Für psychologische Feinheiten, wie „Der Bär“ sie dem Schauspieler abfordert, zeigte sie ein teils gutes Händchen. Anton Tschechow (1860-1904) war ja nicht nur ein begnadeter Prosaist, sondern auch ein vorzüglicher Stückeschreiber, an dem sich ganze Generationen von Theaterleuten die Zähne ausgebissen haben. Für seinen Einakter wählte er eine betont kontroverse Struktur, sie war mit Schauspiel und Leben aufzufüllen: Eine Witwe (seufzend, aber geschminkt) entschlägt sich trotz aller Vorsätze ihrer Trauerarbeit, ein erklärter Frauenfeind verfällt ihrem Charme im dramaturgischen Crossing over vollkommen. Der Autor nannte sein Dramolett ganz richtig „Schwank“, Lena Lessing schrieb leider „Scherz“ darüber.

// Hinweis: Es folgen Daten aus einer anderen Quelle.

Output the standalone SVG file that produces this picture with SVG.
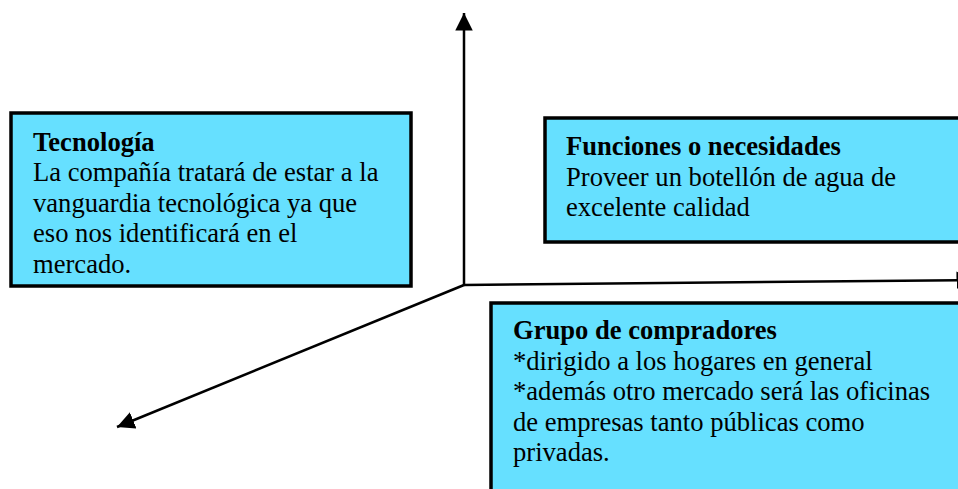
<svg xmlns="http://www.w3.org/2000/svg" width="958" height="489" viewBox="0 0 958 489">
<defs>
<marker id="ah" viewBox="0 0 10 10" refX="10" refY="5" markerWidth="7" markerHeight="7" orient="auto" markerUnits="strokeWidth">
<path d="M0,0 L10,5 L0,10 z" fill="#000"/>
</marker>
<style>
.box{fill:#66E0FF;stroke:#000;stroke-width:3.5}
.t{font-family:"Liberation Serif","Times New Roman",serif;font-size:26.6px;fill:#000}
.b{font-weight:bold}
.ax{stroke:#000;stroke-width:2.5;fill:none;marker-end:url(#ah)}
</style>
</defs>
<rect width="958" height="489" fill="#fff"/>
<g id="connectors">
<line class="ax" x1="464" y1="285" x2="464" y2="13"/>
<line class="ax" x1="464" y1="285" x2="974" y2="280"/>
<line class="ax" x1="464" y1="285" x2="117" y2="427"/>
</g>
<g id="tecnologia">
<rect class="box" x="11" y="113" width="400" height="173"/>
<text class="t b" x="33" y="151">Tecnología</text>
<text class="t" x="33" y="181">La compañía tratará de estar a la</text>
<text class="t" x="33" y="211.5">vanguardia tecnológica ya que</text>
<text class="t" x="33" y="242">eso nos identificará en el</text>
<text class="t" x="33" y="272.5">mercado.</text>
</g>
<g id="funciones">
<rect class="box" x="545" y="118" width="420" height="124"/>
<text class="t b" x="566" y="155">Funciones o necesidades</text>
<text class="t" x="566" y="185.5">Proveer un botellón de agua de</text>
<text class="t" x="566" y="216">excelente calidad</text>
</g>
<g id="compradores">
<rect class="box" x="491" y="303" width="480" height="200"/>
<text class="t b" x="513" y="339">Grupo de compradores</text>
<text class="t" x="513" y="369.5">*dirigido a los hogares en general</text>
<text class="t" x="513" y="400">*además otro mercado será las oficinas</text>
<text class="t" x="513" y="430.5">de empresas tanto públicas como</text>
<text class="t" x="513" y="461">privadas.</text>
</g>
</svg>
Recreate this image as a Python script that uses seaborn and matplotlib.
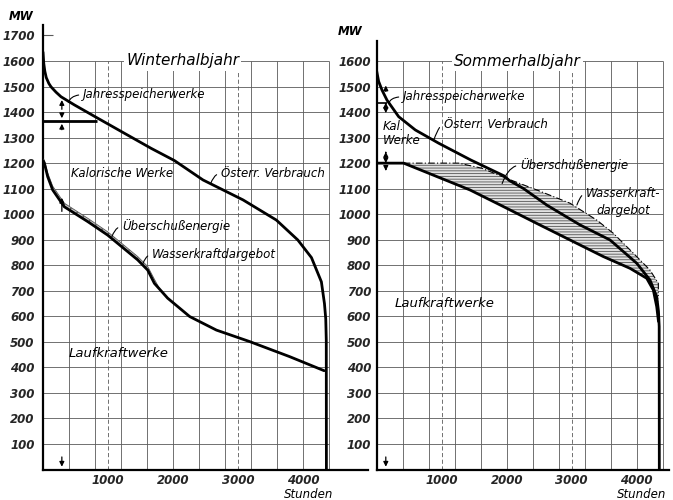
import matplotlib
matplotlib.use("Agg")
import matplotlib.pyplot as plt
import numpy as np
import pandas as pd
import seaborn as sns

# Winterhalbjahr (hours, MW)
winter_demand_h = [0, 12, 28, 50, 90, 123, 200, 277, 483, 842, 1252, 1663, 2022, 2462, 3077, 3590, 3920, 4130, 4283, 4330, 4350, 4358, 4360]
winter_demand_mw = [1635, 1590, 1560, 1535, 1512, 1499, 1478, 1460, 1428, 1376, 1317, 1258, 1210, 1134, 1056, 977, 899, 830, 735, 650, 590, 507, 0]
winter_run_h = [0, 21, 72, 149, 328, 688, 995, 1457, 1611, 1714, 1918, 2257, 2668, 3180, 3795, 4325]
winter_run_mw = [1210, 1200, 1147, 1095, 1029, 971, 918, 821, 781, 729, 671, 599, 546, 501, 442, 387]
winter_hydro_h = [0, 21, 72, 149, 328, 688, 995, 1457, 1611, 1714, 1800]
winter_hydro_mw = [1216, 1212, 1162, 1110, 1043, 984, 931, 834, 795, 745, 705]
winter_storage_mw = 1365
winter_storage_h = 830

# Sommerhalbjahr
summer_demand_h = [0, 30, 82, 158, 338, 594, 954, 1450, 1960, 2040, 2256, 2615, 3128, 3590, 4000, 4205, 4308, 4335, 4346, 4348]
summer_demand_mw = [1560, 1520, 1486, 1447, 1382, 1330, 1278, 1212, 1150, 1132, 1101, 1036, 958, 899, 808, 742, 677, 620, 560, 0]
summer_run_h = [0, 415, 1435, 1948, 2462, 2974, 3487, 3897, 4154, 4256, 4308, 4335]
summer_run_mw = [1200, 1200, 1095, 1030, 964, 899, 834, 788, 749, 703, 638, 580]
summer_hydro_h = [415, 1262, 1620, 2000, 2462, 2974, 3385, 3641, 3949, 4205, 4333, 4333]
summer_hydro_mw = [1200, 1200, 1180, 1140, 1095, 1043, 977, 925, 847, 781, 729, 680]
summer_storage_mw = 1437
summer_storage_h = 160

y_ticks_left = [100, 200, 300, 400, 500, 600, 700, 800, 900, 1000, 1100, 1200, 1300, 1400, 1500, 1600, 1700]
y_ticks_right = y_ticks_left[:-1]
x_ticks = [1000, 2000, 3000, 4000]

sns.set_style("white")
plt.rcParams["font.family"] = ["Liberation Sans Narrow", "DejaVu Sans"]
plt.rcParams["hatch.linewidth"] = 0.6

fig = plt.figure(figsize=(6.73, 5.0), dpi=100)
ax1 = fig.add_axes([43 / 673, 30.5 / 500, 325 / 673, 444.5 / 500])
ax2 = fig.add_axes([376.7 / 673, 30.5 / 500, 292.5 / 673, 428.9 / 500])

txt = dict(style="italic", color="black")
grid_c = "#5a5a5a"


def frame(ax, ymax, yticks, pad):
    ax.set_xlim(0, ax.get_position().width * 673 / 0.065)
    ax.set_ylim(0, ymax)
    for s in ["top", "right"]:
        ax.spines[s].set_visible(False)
    for s in ["left", "bottom"]:
        ax.spines[s].set_linewidth(1.6)
        ax.spines[s].set_color("black")
    # grid of the original drawing
    ax.hlines(range(100, 1700, 100), 0, 4400, color=grid_c, lw=0.6, zorder=1)
    ax.vlines(range(400, 4800, 400), 0, 1600, color=grid_c, lw=0.6, zorder=1)
    ax.vlines([1000, 3000], 0, 1600, color=grid_c, lw=0.6, linestyles=(0, (5, 3)), zorder=1)
    ax.set_yticks(yticks)
    ax.set_yticklabels([str(v) for v in yticks], fontsize=8.5, style="italic", weight="bold")
    ax.set_xticks(x_ticks)
    ax.set_xticklabels([str(v) for v in x_ticks], fontsize=8.5, style="italic", weight="bold")
    ax.tick_params(axis="y", length=0, pad=pad)
    ax.tick_params(axis="x", length=0, pad=3)
    ax.set_xlabel("")
    ax.set_ylabel("")


def curve(ax, hx, hy, lw=2.0, **kw):
    sns.lineplot(x=hx, y=hy, sort=False, estimator=None, color="black", lw=lw, ax=ax, zorder=4, **kw)


def arrow(ax, x, y0, y1):
    ax.annotate("", xy=(x, y1), xytext=(x, y0),
                arrowprops=dict(arrowstyle="-|>", color="black", lw=0.9, mutation_scale=7), zorder=5)


def leader(ax, label, xy, xytext, **kw):
    # short hooked line from the left edge of the label to the curve
    ax.annotate(label, xy=xy, xytext=xytext, fontsize=kw.pop("fontsize", 8.5), va="center", ha="left",
                arrowprops=dict(arrowstyle="-", color="black", lw=0.8, relpos=(0, 0.5),
                                connectionstyle="angle3,angleA=0,angleB=70", shrinkA=1, shrinkB=0),
                zorder=6, **txt, **kw)


# ---------- Winterhalbjahr ----------
frame(ax1, 1741, y_ticks_left, 6)
ax1.hlines(1700, 0, 160, color=grid_c, lw=0.8)
band = np.array(list(zip(winter_hydro_h, winter_hydro_mw)) +
                list(zip(winter_run_h[:11][::-1], winter_run_mw[:11][::-1])))
ax1.fill(band[:, 0], band[:, 1], facecolor="#c8c8c8", edgecolor="#555555", lw=0.6, hatch="....", zorder=3)
curve(ax1, winter_demand_h, winter_demand_mw)
curve(ax1, winter_run_h, winter_run_mw)
ax1.hlines(winter_storage_mw, 0, winter_storage_h, color="black", lw=2.0, zorder=4)

arrow(ax1, 290, 1400, 1458)
arrow(ax1, 290, 1400, winter_storage_mw)
arrow(ax1, 290, 1320, winter_storage_mw)
arrow(ax1, 290, 1000, 1075)
arrow(ax1, 290, 60, 0)

ax1.text(2150, 1600, "Winterhalbjahr", fontsize=11, ha="center", va="center", zorder=6,
         bbox=dict(facecolor="white", edgecolor="none", pad=1.5), **txt)
leader(ax1, "Jahresspeicherwerke", (390, 1438), (620, 1468))
ax1.text(430, 1160, "Kalorische Werke", fontsize=8.5, va="center", **txt)
leader(ax1, "Österr. Verbrauch", (2580, 1120), (2740, 1160))
leader(ax1, "Überschußenergie", (1060, 912), (1220, 952))
leader(ax1, "Wasserkraftdargebot", (1540, 808), (1680, 842))
ax1.text(400, 455, "Laufkraftwerke", fontsize=9.5, va="center", **txt)
ax1.text(-330, 1775, "MW", fontsize=8.5, ha="center", va="center", weight="bold", clip_on=False, **txt)
ax1.text(4080, -97, "Stunden", fontsize=8.5, ha="center", va="center", clip_on=False, **txt)

# ---------- Sommerhalbjahr ----------
frame(ax2, 1680, y_ticks_right, 4)
poly = np.array(list(zip(summer_hydro_h, summer_hydro_mw)) +
                list(zip(summer_run_h[1:][::-1], summer_run_mw[1:][::-1])))
ax2.fill(poly[:, 0], poly[:, 1], facecolor="#e2e2e2", edgecolor="#555555", lw=0, hatch="------", zorder=3)
sns.lineplot(x=summer_hydro_h, y=summer_hydro_mw, sort=False, estimator=None, color="black", lw=0.8,
             linestyle=(0, (6, 2, 1, 2)), ax=ax2, zorder=4)
curve(ax2, summer_demand_h, summer_demand_mw)
curve(ax2, summer_run_h, summer_run_mw)
ax2.hlines(summer_storage_mw, 0, summer_storage_h, color="black", lw=1.2, zorder=4)

arrow(ax2, 140, 1470, 1515)
arrow(ax2, 140, 1420, summer_storage_mw)
arrow(ax2, 140, 1420, 1385)
arrow(ax2, 140, 1230, 1255)
arrow(ax2, 140, 1215, 1200)
arrow(ax2, 140, 1190, 1170)
arrow(ax2, 140, 60, 0)

ax2.text(2170, 1600, "Sommerhalbjahr", fontsize=11, ha="center", va="center", zorder=6,
         bbox=dict(facecolor="white", edgecolor="none", pad=1.5), **txt)
leader(ax2, "Jahresspeicherwerke", (190, 1437), (410, 1460))
ax2.text(90, 1345, "Kal.", fontsize=8.5, va="center", **txt)
ax2.text(90, 1290, "Werke", fontsize=8.5, va="center", **txt)
leader(ax2, "Österr. Verbrauch", (880, 1292), (1030, 1352))
leader(ax2, "Überschußenergie", (1930, 1120), (2210, 1192))
leader(ax2, "Wasserkraft-", (3080, 1036), (3220, 1082))
ax2.text(3380, 1013, "dargebot", fontsize=8.5, va="center", **txt)
ax2.text(280, 652, "Laufkraftwerke", fontsize=9.5, va="center", **txt)
ax2.text(-410, 1716, "MW", fontsize=8.5, ha="center", va="center", weight="bold", clip_on=False, **txt)
ax2.text(4070, -97, "Stunden", fontsize=8.5, ha="center", va="center", clip_on=False, **txt)

fig.savefig("out.png", dpi=100)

Nachdem sich die beiden Antagonisten zum Vergnügen der Zuschauer unter dem riesigen Lüster ordentlich angegiftet und beinahe mit Pistolen duelliert hatten, näherte man sich einander zügig an. Ein Busserl, Abgang Hand in Hand, ein Schluss ohne doppelten Boden. Wo war denn die eingeforderte „Zahlungsmoral“, wo der Treueschwur bis in den Tod, blieben denn keine offenen Stellen? Corinna Mann und Rüdiger Rudolph taten im ersten Teil des Vierzigminuten-Spiels sehr viel, Wände und Mauern gegen den anderen aufzurichten. In diesem Geschlechter-Clinch gab es gleichsam „viel Untertext zu sehen“. Smirnow wandte sich, ob seiner männlichen Emanzipation, auch mehrmals hilfesuchend ans Publikum. Schöne Szenen. Und dann ging alles so glatt. Ein paar Blicke, Hände, ein bisschen gespielte Empörung, Rüdiger Rudolph (machte sie ihn butterweich oder er sich selbst?) vergaß, seinen inneren Poltrian noch einmal zu aktivieren, die Popowa schaute das Porträt ihres Gatten nicht mal mehr an.

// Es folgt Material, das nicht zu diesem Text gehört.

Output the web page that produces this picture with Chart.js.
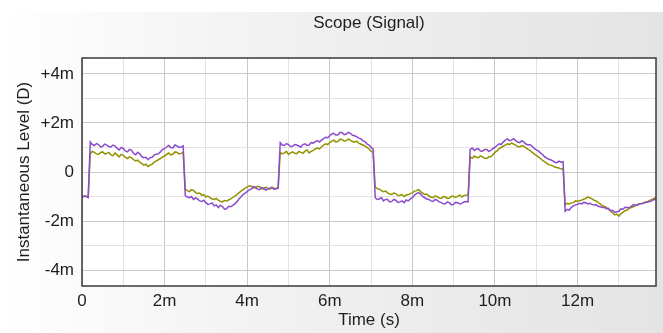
<!DOCTYPE html>
<html>
<head>
<meta charset="utf-8">
<script src="https://cdn.jsdelivr.net/npm/chart.js@4/dist/chart.umd.min.js"></script>
<style>
  html, body { margin: 0; padding: 0; background: #ffffff; }
  #wrap { position: relative; width: 663px; height: 333px; overflow: hidden; background: #ffffff; }
  #bg { position: absolute; left: 0; top: 12px; width: 663px; height: 321px;
        background: linear-gradient(to right, #ffffff 0%, #f3f3f3 35%, #e9e9e9 75%, #e4e4e4 100%); }
  canvas { position: absolute; left: 0; top: 0; }
</style>
</head>
<body>
<div id="wrap">
  <div id="bg"></div>
  <canvas id="c" width="663" height="333"></canvas>
</div>
<script>
// Time samples (ms)
const times = [
  0.00,0.05,0.10,0.15,0.20,0.25,0.30,0.35,0.40,0.45,
  0.50,0.55,0.60,0.65,0.70,0.75,0.80,0.85,0.90,0.95,
  1.00,1.05,1.10,1.15,1.20,1.25,1.30,1.35,1.40,1.45,
  1.50,1.55,1.60,1.65,1.70,1.75,1.80,1.85,1.90,1.95,
  2.00,2.05,2.10,2.15,2.20,2.25,2.30,2.35,2.40,2.45,
  2.50,2.55,2.60,2.65,2.70,2.75,2.80,2.85,2.90,2.95,
  3.00,3.05,3.10,3.15,3.20,3.25,3.30,3.35,3.40,3.45,
  3.50,3.55,3.60,3.65,3.70,3.75,3.80,3.85,3.90,3.95,
  4.00,4.05,4.10,4.15,4.20,4.25,4.30,4.35,4.40,4.45,
  4.50,4.55,4.60,4.65,4.70,4.75,4.80,4.85,4.90,4.95,
  5.00,5.05,5.10,5.15,5.20,5.25,5.30,5.35,5.40,5.45,
  5.50,5.55,5.60,5.65,5.70,5.75,5.80,5.85,5.90,5.95,
  6.00,6.05,6.10,6.15,6.20,6.25,6.30,6.35,6.40,6.45,
  6.50,6.55,6.60,6.65,6.70,6.75,6.80,6.85,6.90,6.95,
  7.00,7.05,7.10,7.15,7.20,7.25,7.30,7.35,7.40,7.45,
  7.50,7.55,7.60,7.65,7.70,7.75,7.80,7.85,7.90,7.95,
  8.00,8.05,8.10,8.15,8.20,8.25,8.30,8.35,8.40,8.45,
  8.50,8.55,8.60,8.65,8.70,8.75,8.80,8.85,8.90,8.95,
  9.00,9.05,9.10,9.15,9.20,9.25,9.30,9.35,9.40,9.45,
  9.50,9.55,9.60,9.65,9.70,9.75,9.80,9.85,9.90,9.95,
  10.00,10.05,10.10,10.15,10.20,10.25,10.30,10.35,10.40,10.45,
  10.50,10.55,10.60,10.65,10.70,10.75,10.80,10.85,10.90,10.95,
  11.00,11.05,11.10,11.15,11.20,11.25,11.30,11.35,11.40,11.45,
  11.50,11.55,11.60,11.65,11.70,11.75,11.80,11.85,11.90,11.95,
  12.00,12.05,12.10,12.15,12.20,12.25,12.30,12.35,12.40,12.45,
  12.50,12.55,12.60,12.65,12.70,12.75,12.80,12.85,12.90,12.95,
  13.00,13.05,13.10,13.15,13.20,13.25,13.30,13.35,13.40,13.45,
  13.50,13.55,13.60,13.65,13.70,13.75,13.80,13.85,13.90
];

// Purple trace (milli-units)
const purpleSignal = [
  -1.02,-0.98,-1.00,-1.04,1.22,1.12,1.08,1.16,1.12,1.02,
  1.05,1.14,1.10,1.04,1.02,1.10,1.06,0.96,0.90,1.00,
  0.96,0.86,0.82,0.92,0.88,0.76,0.70,0.80,0.74,0.62,
  0.58,0.60,0.50,0.58,0.60,0.70,0.72,0.74,0.82,0.92,
  0.95,1.02,1.08,1.00,0.98,1.10,1.06,1.00,1.02,1.06,
  -0.95,-1.02,-1.05,-1.00,-1.12,-1.06,-1.10,-1.18,-1.20,-1.15,
  -1.25,-1.32,-1.30,-1.26,-1.38,-1.34,-1.45,-1.36,-1.40,-1.52,
  -1.50,-1.40,-1.42,-1.36,-1.30,-1.22,-1.10,-1.02,-0.92,-0.86,
  -0.80,-0.72,-0.70,-0.60,-0.62,-0.70,-0.72,-0.64,-0.66,-0.74,
  -0.70,-0.66,-0.64,-0.70,-0.68,-0.66,1.20,1.10,1.08,1.16,
  1.12,1.04,1.05,1.12,1.10,1.06,1.02,1.12,1.15,1.08,
  1.10,1.20,1.18,1.24,1.28,1.22,1.30,1.36,1.42,1.40,
  1.48,1.55,1.58,1.50,1.52,1.62,1.60,1.52,1.55,1.62,
  1.58,1.50,1.48,1.44,1.38,1.36,1.28,1.24,1.15,1.10,
  1.00,0.94,-1.05,-1.12,-1.10,-1.04,-1.18,-1.12,-1.12,-1.22,
  -1.20,-1.12,-1.15,-1.24,-1.22,-1.18,-1.25,-1.14,-1.18,-1.10,
  -1.05,-0.94,-0.88,-0.84,-0.90,-1.00,-1.05,-1.10,-1.12,-1.18,
  -1.20,-1.12,-1.15,-1.22,-1.25,-1.30,-1.30,-1.22,-1.26,-1.34,
  -1.32,-1.24,-1.25,-1.30,-1.28,-1.22,-1.20,-1.22,0.92,0.98,
  0.88,0.94,0.95,0.86,0.85,0.92,0.92,0.84,0.88,0.96,
  1.00,1.08,1.15,1.12,1.22,1.30,1.35,1.28,1.30,1.36,
  1.28,1.22,1.20,1.28,1.22,1.14,1.10,1.12,1.05,0.96,
  0.90,0.86,0.78,0.72,0.62,0.58,0.52,0.50,0.45,0.40,
  0.38,0.44,0.40,0.42,-1.60,-1.52,-1.55,-1.44,-1.38,-1.34,
  -1.32,-1.28,-1.30,-1.24,-1.25,-1.30,-1.28,-1.32,-1.35,-1.34,
  -1.40,-1.42,-1.45,-1.44,-1.50,-1.48,-1.58,-1.56,-1.65,-1.62,
  -1.60,-1.50,-1.52,-1.44,-1.45,-1.46,-1.40,-1.34,-1.35,-1.36,
  -1.30,-1.30,-1.28,-1.24,-1.22,-1.20,-1.18,-1.12,-1.12
];

// Olive trace (milli-units)
const oliveSignal = [
  -1.02,-1.00,-0.98,-1.02,0.75,0.84,0.80,0.74,0.72,0.80,
  0.82,0.74,0.75,0.80,0.70,0.66,0.78,0.70,0.62,0.72,
  0.68,0.60,0.55,0.62,0.58,0.50,0.45,0.48,0.40,0.34,
  0.28,0.32,0.22,0.28,0.32,0.40,0.45,0.50,0.55,0.62,
  0.65,0.72,0.78,0.70,0.72,0.82,0.80,0.74,0.76,0.80,
  -0.70,-0.76,-0.80,-0.72,-0.75,-0.84,-0.88,-0.86,-0.95,-0.92,
  -1.02,-0.98,-1.05,-1.10,-1.12,-1.08,-1.15,-1.20,-1.22,-1.16,
  -1.18,-1.14,-1.10,-1.04,-0.98,-0.92,-0.85,-0.78,-0.72,-0.66,
  -0.62,-0.56,-0.58,-0.64,-0.65,-0.58,-0.60,-0.68,-0.70,-0.62,
  -0.66,-0.70,-0.62,-0.66,-0.68,-0.64,0.80,0.74,0.78,0.84,
  0.72,0.78,0.82,0.76,0.75,0.84,0.80,0.76,0.85,0.90,
  0.78,0.84,0.88,0.94,0.98,0.94,1.02,1.10,1.15,1.12,
  1.20,1.26,1.30,1.22,1.25,1.34,1.32,1.26,1.28,1.34,
  1.30,1.24,1.22,1.26,1.18,1.14,1.10,1.06,1.00,0.94,
  0.85,0.80,-0.62,-0.68,-0.70,-0.76,-0.80,-0.78,-0.85,-0.90,
  -0.92,-0.86,-0.88,-0.96,-0.95,-0.92,-1.00,-0.94,-0.92,-0.88,
  -0.85,-0.78,-0.76,-0.72,-0.80,-0.86,-0.92,-0.90,-0.98,-1.02,
  -1.05,-0.98,-1.00,-1.06,-1.08,-1.00,-1.02,-1.08,-1.06,-0.98,
  -1.00,-1.04,-0.98,-0.94,-1.02,-0.96,-0.95,-0.92,0.62,0.56,
  0.65,0.60,0.58,0.66,0.62,0.56,0.55,0.62,0.62,0.70,
  0.80,0.86,0.95,1.00,1.05,1.10,1.15,1.12,1.18,1.14,
  1.10,1.04,1.02,1.08,1.05,0.98,0.92,0.88,0.80,0.74,
  0.68,0.62,0.55,0.48,0.42,0.36,0.30,0.28,0.25,0.20,
  0.18,0.16,0.12,0.14,-1.35,-1.28,-1.30,-1.26,-1.25,-1.18,
  -1.20,-1.16,-1.15,-1.10,-1.08,-1.02,-1.05,-1.10,-1.15,-1.18,
  -1.25,-1.30,-1.38,-1.40,-1.45,-1.52,-1.60,-1.66,-1.75,-1.72,
  -1.80,-1.70,-1.65,-1.58,-1.55,-1.48,-1.45,-1.42,-1.38,-1.32,
  -1.30,-1.28,-1.25,-1.22,-1.20,-1.16,-1.12,-1.08,-1.05
];

const xLabelValues = [0, 2, 4, 6, 8, 10, 12];
const yLabelValues = [4, 2, 0, -2, -4];

const FONT = { family: "'Liberation Sans', Arial, sans-serif", size: 17 };
const TEXT = '#1e1e1e';

function toPoints(vals) { return vals.map((v, i) => ({ x: times[i], y: v })); }

const plotDecor = {
  id: 'plotDecor',
  beforeDraw(chart) {
    const { ctx, chartArea: a } = chart;
    ctx.save();
    ctx.fillStyle = '#ffffff';
    ctx.fillRect(a.left, a.top, a.right - a.left, a.bottom - a.top);
    ctx.restore();
  },
  afterDraw(chart) {
    const { ctx, chartArea: a } = chart;
    ctx.save();
    ctx.strokeStyle = '#3a3a3a';
    ctx.lineWidth = 1.5;
    ctx.strokeRect(a.left, a.top, a.right - a.left, a.bottom - a.top);
    ctx.restore();
  }
};

function gridColor(ctx) {
  const v = ctx.tick ? ctx.tick.value : 0;
  return (Math.round(v) % 2 === 0) ? '#c9c9c9' : '#e3e3e3';
}

new Chart(document.getElementById('c'), {
  type: 'line',
  data: {
    datasets: [
      { label: 'Purple', data: toPoints(purpleSignal), borderColor: '#8a4ccc', borderWidth: 1.5, pointRadius: 0, tension: 0, fill: false },
      { label: 'Olive', data: toPoints(oliveSignal), borderColor: '#929200', borderWidth: 1.5, pointRadius: 0, tension: 0, fill: false }
    ]
  },
  options: {
    responsive: false,
    animation: false,
    events: [],
    layout: { padding: { left: 0, right: 7, top: 0, bottom: 0 } },
    plugins: {
      legend: { display: false },
      tooltip: { enabled: false },
      title: {
        display: true, text: 'Scope (Signal)', fullSize: false,
        color: TEXT, font: { ...FONT, weight: 'normal' },
        padding: { top: 13.5, bottom: 24.1 }
      }
    },
    scales: {
      x: {
        type: 'linear', min: 0, max: 13.9,
        grid: { color: gridColor, drawTicks: false, lineWidth: 1 },
        border: { display: false },
        ticks: {
          stepSize: 1, includeBounds: false, autoSkip: false, maxRotation: 0,
          padding: 5, color: TEXT, font: FONT,
          callback: (v) => xLabelValues.includes(v) ? (v === 0 ? '0' : v + 'm') : ''
        },
        title: { display: true, text: 'Time (s)', color: TEXT, font: FONT, padding: { top: 2, bottom: 2 } },
        afterFit: (s) => { s.height = 47; }
      },
      y: {
        min: -4.65, max: 4.65,
        grid: { color: gridColor, drawTicks: false, lineWidth: 1 },
        border: { display: false },
        ticks: {
          stepSize: 1, includeBounds: false, autoSkip: false,
          padding: 8, color: TEXT, font: FONT,
          callback: (v) => yLabelValues.includes(v) ? (v === 0 ? '0' : (v > 0 ? '+' + v + 'm' : v + 'm')) : ''
        },
        title: { display: true, text: 'Instantaneous Level (D)', color: TEXT, font: FONT, padding: { top: 14, bottom: 14 } },
        afterFit: (s) => { s.width = 82; }
      }
    }
  },
  plugins: [plotDecor]
});
</script>
</body>
</html>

Es war, als hätten die Antagonisten ihre Vorgeschichte vergessen. Wenn schon nicht sie, so wäre es Lukans Aufgabe gewesen, das Publikum daran kommentierend zu erinnern. Leider blieb Klaus A. Müller zum Ende hin ohne Aufgabe, also Profil. Die alten Probleme, wenn man Tschechow gibt: Bei ihm sind auch die Nebenfiguren sehr wichtig. Man kann ihm also gar nicht treu genug sein. Doch auch der Trost ist hier beständig: Er funktioniert eigentlich immer, drinnen wie draußen, und allen Schwächen beinah zum Trotz.
Bis zum ersten Juli-Wochenende jeden Sonnabend und Sonntag in der Manége, im Innenhof des Kutschstalls, Am Neuen Markt, 20 Uhr.